_Source excerpt_.
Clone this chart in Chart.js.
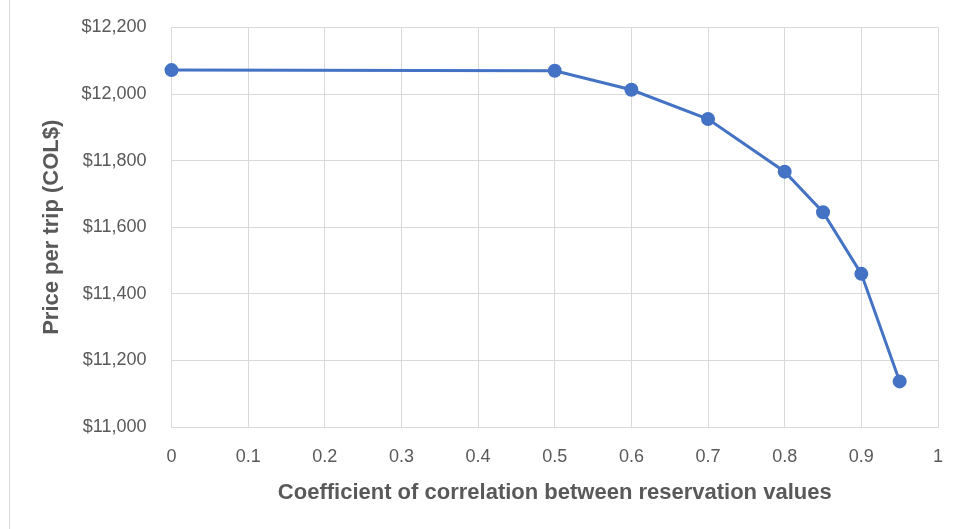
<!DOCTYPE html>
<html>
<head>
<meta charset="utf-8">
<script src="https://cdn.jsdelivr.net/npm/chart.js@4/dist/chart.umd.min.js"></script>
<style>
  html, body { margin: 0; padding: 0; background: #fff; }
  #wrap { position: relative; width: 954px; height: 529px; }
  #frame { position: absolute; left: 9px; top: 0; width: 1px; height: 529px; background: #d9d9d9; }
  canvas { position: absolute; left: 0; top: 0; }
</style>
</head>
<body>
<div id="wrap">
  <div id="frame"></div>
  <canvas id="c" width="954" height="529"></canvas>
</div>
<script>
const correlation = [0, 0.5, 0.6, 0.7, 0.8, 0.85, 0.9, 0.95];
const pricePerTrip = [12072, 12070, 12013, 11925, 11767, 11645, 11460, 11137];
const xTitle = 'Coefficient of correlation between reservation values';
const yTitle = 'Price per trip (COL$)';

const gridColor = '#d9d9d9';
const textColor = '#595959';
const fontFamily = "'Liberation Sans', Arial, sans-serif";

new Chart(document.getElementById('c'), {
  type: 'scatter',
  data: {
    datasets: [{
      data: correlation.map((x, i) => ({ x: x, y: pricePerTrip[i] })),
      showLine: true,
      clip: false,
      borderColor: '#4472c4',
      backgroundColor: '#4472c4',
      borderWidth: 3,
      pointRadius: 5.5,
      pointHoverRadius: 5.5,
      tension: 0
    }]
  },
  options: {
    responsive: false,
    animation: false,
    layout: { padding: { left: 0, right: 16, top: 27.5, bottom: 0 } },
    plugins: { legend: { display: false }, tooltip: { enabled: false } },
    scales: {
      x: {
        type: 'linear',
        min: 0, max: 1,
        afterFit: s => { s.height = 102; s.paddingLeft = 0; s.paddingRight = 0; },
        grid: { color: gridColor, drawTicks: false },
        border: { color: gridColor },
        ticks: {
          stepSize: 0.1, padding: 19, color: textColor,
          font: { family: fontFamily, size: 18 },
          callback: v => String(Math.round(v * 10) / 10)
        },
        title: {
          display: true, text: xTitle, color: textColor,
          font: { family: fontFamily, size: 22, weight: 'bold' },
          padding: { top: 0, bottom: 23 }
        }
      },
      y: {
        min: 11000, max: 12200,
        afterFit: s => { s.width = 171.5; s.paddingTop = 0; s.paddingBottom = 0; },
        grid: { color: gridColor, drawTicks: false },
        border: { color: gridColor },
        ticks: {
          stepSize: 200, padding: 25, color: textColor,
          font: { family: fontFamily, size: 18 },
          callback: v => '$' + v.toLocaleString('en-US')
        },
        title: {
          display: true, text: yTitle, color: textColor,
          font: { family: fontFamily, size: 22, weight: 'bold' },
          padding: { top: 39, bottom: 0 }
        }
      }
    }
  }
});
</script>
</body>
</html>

_Brief_. Please transcribe the material above exactly as written. Leave the pictures out.

_Exercise result_.
Clone this chart in Chart.js.
<!DOCTYPE html>
<html>
<head>
<meta charset="utf-8">
<script src="https://cdn.jsdelivr.net/npm/chart.js@4/dist/chart.umd.min.js"></script>
<style>
  html, body { margin: 0; padding: 0; background: #fff; }
  #wrap { position: relative; width: 954px; height: 529px; }
  #frame { position: absolute; left: 9px; top: 0; width: 1px; height: 529px; background: #d9d9d9; }
  canvas { position: absolute; left: 0; top: 0; }
</style>
</head>
<body>
<div id="wrap">
  <div id="frame"></div>
  <canvas id="c" width="954" height="529"></canvas>
</div>
<script>
const correlation = [0, 0.5, 0.6, 0.7, 0.8, 0.85, 0.9, 0.95];
const pricePerTrip = [12072, 12070, 12013, 11925, 11767, 11645, 11460, 11137];
const xTitle = 'Coefficient of correlation between reservation values';
const yTitle = 'Price per trip (COL$)';

const gridColor = '#d9d9d9';
const textColor = '#595959';
const fontFamily = "'Liberation Sans', Arial, sans-serif";

new Chart(document.getElementById('c'), {
  type: 'scatter',
  data: {
    datasets: [{
      data: correlation.map((x, i) => ({ x: x, y: pricePerTrip[i] })),
      showLine: true,
      clip: false,
      borderColor: '#4472c4',
      backgroundColor: '#4472c4',
      borderWidth: 3,
      pointRadius: 5.5,
      pointHoverRadius: 5.5,
      tension: 0
    }]
  },
  options: {
    responsive: false,
    animation: false,
    layout: { padding: { left: 0, right: 16, top: 27.5, bottom: 0 } },
    plugins: { legend: { display: false }, tooltip: { enabled: false } },
    scales: {
      x: {
        type: 'linear',
        min: 0, max: 1,
        afterFit: s => { s.height = 102; s.paddingLeft = 0; s.paddingRight = 0; },
        grid: { color: gridColor, drawTicks: false },
        border: { color: gridColor },
        ticks: {
          stepSize: 0.1, padding: 19, color: textColor,
          font: { family: fontFamily, size: 18 },
          callback: v => String(Math.round(v * 10) / 10)
        },
        title: {
          display: true, text: xTitle, color: textColor,
          font: { family: fontFamily, size: 22, weight: 'bold' },
          padding: { top: 0, bottom: 23 }
        }
      },
      y: {
        min: 11000, max: 12200,
        afterFit: s => { s.width = 171.5; s.paddingTop = 0; s.paddingBottom = 0; },
        grid: { color: gridColor, drawTicks: false },
        border: { color: gridColor },
        ticks: {
          stepSize: 200, padding: 25, color: textColor,
          font: { family: fontFamily, size: 18 },
          callback: v => '$' + v.toLocaleString('en-US')
        },
        title: {
          display: true, text: yTitle, color: textColor,
          font: { family: fontFamily, size: 22, weight: 'bold' },
          padding: { top: 39, bottom: 0 }
        }
      }
    }
  }
});
</script>
</body>
</html>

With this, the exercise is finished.